The problem: Lines containing the string "this" are to be collected in full.

Extracted records:
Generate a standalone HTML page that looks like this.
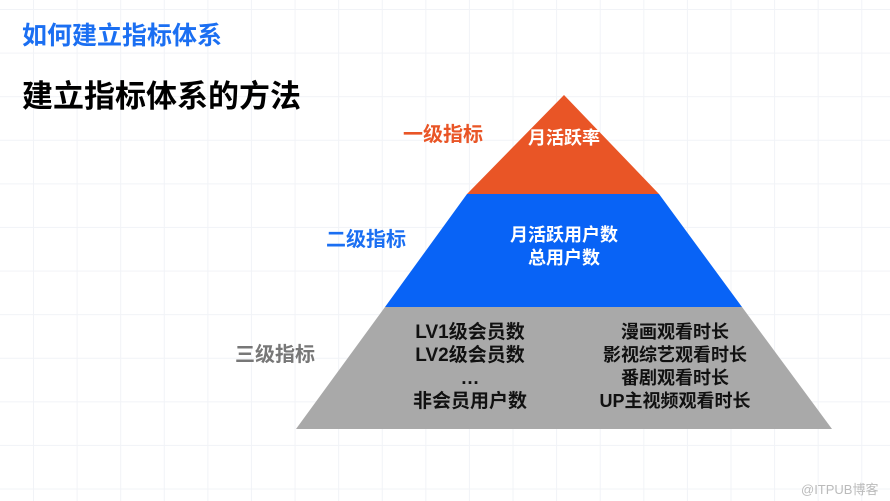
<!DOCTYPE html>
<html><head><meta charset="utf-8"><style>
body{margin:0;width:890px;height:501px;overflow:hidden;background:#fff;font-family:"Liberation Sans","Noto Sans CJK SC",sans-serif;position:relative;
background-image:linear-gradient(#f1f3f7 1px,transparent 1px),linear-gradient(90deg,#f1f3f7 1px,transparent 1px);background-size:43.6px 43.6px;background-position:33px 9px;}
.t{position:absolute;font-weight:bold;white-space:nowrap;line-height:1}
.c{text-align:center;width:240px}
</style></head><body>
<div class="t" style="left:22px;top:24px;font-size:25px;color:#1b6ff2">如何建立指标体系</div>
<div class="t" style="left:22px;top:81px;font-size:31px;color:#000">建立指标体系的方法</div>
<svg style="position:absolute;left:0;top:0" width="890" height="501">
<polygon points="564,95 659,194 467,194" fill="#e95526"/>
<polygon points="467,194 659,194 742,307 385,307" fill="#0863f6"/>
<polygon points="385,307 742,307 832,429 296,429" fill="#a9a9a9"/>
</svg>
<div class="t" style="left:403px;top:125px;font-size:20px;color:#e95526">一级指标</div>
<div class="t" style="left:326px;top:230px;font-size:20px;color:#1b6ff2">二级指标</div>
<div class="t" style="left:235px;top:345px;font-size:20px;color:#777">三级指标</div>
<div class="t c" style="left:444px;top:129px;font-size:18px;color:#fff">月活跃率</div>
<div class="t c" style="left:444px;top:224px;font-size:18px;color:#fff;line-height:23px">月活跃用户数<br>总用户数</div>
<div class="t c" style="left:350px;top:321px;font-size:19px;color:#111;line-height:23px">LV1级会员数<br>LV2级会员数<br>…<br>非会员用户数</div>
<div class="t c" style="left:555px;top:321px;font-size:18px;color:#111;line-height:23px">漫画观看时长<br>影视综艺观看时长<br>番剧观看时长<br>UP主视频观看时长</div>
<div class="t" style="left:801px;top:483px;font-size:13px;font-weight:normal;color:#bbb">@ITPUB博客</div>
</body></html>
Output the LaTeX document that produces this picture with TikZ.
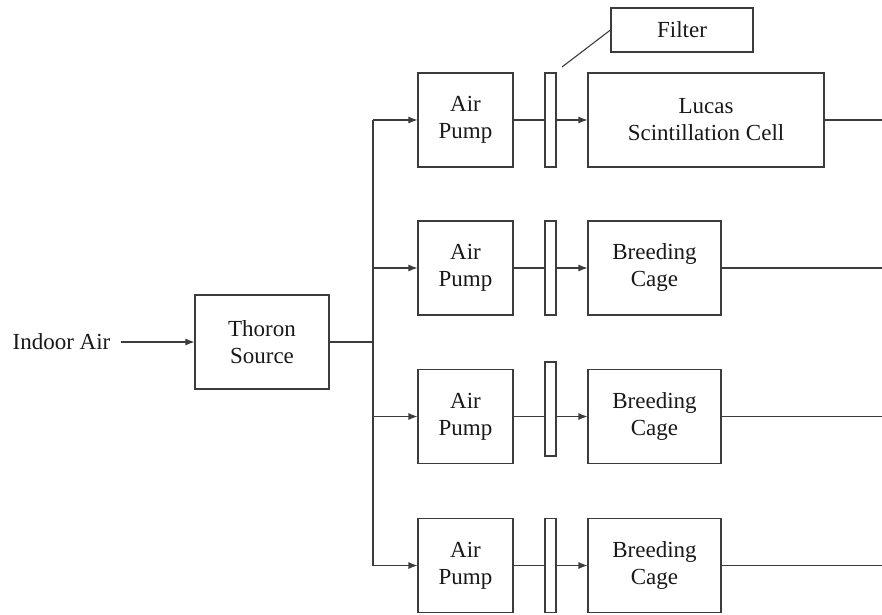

* * *

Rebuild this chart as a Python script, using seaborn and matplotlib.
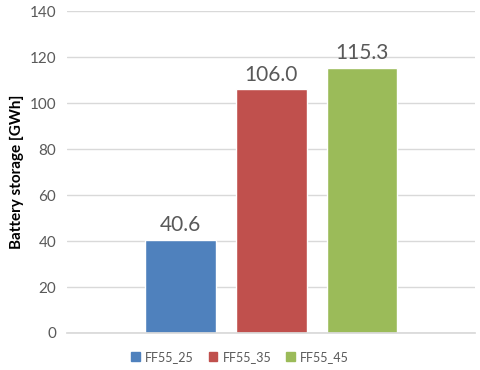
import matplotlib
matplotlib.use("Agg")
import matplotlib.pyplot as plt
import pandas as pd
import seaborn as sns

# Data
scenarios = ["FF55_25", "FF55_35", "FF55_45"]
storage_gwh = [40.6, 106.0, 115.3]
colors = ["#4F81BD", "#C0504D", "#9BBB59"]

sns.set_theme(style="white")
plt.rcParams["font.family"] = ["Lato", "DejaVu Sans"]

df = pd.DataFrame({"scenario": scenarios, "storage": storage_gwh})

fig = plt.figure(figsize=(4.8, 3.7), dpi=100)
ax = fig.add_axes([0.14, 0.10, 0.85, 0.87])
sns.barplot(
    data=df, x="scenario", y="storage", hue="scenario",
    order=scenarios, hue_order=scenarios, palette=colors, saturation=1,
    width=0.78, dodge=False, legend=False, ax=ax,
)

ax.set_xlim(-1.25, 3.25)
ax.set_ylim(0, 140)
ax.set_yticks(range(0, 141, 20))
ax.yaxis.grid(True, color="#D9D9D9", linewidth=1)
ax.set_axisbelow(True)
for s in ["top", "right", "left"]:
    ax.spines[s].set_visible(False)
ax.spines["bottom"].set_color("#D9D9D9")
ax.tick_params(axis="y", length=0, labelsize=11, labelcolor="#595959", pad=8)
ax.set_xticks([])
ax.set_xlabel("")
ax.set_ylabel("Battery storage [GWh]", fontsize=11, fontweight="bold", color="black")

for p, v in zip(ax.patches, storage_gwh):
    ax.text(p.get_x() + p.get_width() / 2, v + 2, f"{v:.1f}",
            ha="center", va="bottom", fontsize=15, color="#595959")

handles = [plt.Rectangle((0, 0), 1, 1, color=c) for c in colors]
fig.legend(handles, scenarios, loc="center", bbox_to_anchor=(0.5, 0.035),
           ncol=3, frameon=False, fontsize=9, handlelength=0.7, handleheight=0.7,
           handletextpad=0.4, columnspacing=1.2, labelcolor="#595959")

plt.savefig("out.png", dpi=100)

* * *

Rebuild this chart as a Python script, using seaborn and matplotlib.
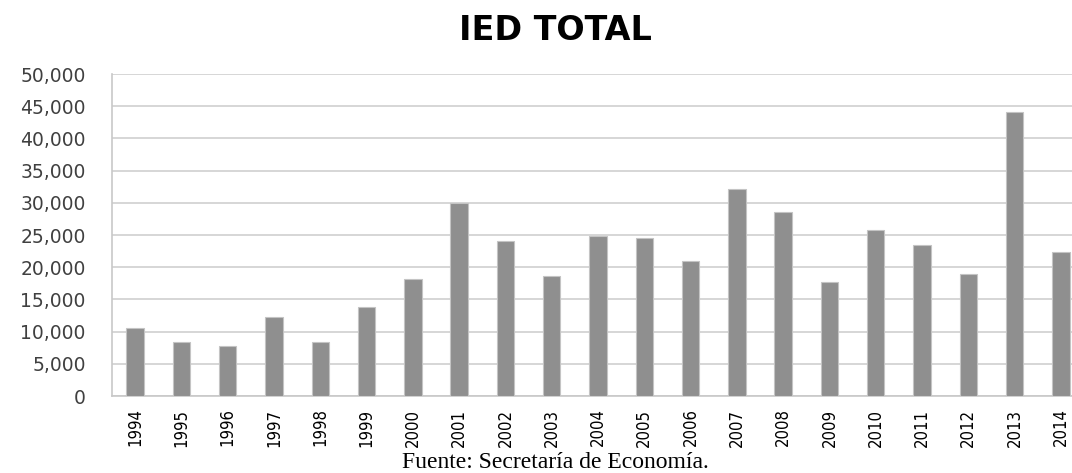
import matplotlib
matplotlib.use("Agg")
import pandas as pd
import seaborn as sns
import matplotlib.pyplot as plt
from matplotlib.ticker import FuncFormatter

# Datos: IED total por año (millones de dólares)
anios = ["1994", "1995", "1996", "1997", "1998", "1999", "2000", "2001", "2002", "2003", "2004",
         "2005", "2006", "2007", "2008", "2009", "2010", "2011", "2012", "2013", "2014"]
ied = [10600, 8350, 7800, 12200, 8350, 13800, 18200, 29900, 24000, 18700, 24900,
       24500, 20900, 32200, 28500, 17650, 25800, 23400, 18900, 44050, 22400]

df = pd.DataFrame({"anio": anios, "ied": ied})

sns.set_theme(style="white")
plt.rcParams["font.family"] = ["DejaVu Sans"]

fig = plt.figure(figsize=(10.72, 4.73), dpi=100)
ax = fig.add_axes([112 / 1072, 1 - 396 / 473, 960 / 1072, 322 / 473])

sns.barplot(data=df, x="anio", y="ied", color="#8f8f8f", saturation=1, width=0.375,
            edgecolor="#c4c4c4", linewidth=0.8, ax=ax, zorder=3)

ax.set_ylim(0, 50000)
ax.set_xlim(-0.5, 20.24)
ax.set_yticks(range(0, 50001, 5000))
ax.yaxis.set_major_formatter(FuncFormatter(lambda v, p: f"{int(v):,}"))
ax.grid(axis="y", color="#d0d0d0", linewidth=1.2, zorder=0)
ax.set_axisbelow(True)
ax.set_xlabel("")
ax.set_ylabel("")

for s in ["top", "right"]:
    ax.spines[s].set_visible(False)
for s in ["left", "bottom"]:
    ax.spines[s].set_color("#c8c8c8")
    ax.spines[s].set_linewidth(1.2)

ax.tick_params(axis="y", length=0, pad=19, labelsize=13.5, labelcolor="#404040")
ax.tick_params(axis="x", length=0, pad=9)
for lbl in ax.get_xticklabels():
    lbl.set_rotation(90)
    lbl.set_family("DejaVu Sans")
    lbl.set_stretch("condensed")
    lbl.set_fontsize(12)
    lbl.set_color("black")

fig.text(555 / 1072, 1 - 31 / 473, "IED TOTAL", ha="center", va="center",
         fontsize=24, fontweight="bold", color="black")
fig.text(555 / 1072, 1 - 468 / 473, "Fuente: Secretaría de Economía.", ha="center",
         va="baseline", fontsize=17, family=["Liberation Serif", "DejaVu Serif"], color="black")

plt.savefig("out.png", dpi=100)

Written response:
Generate a standalone HTML page that looks like this.
Output the LaTeX document that produces this picture with TikZ.
Rebuild this chart as a Python script, using seaborn and matplotlib.
Rebuild this chart as a Python script, using seaborn and matplotlib.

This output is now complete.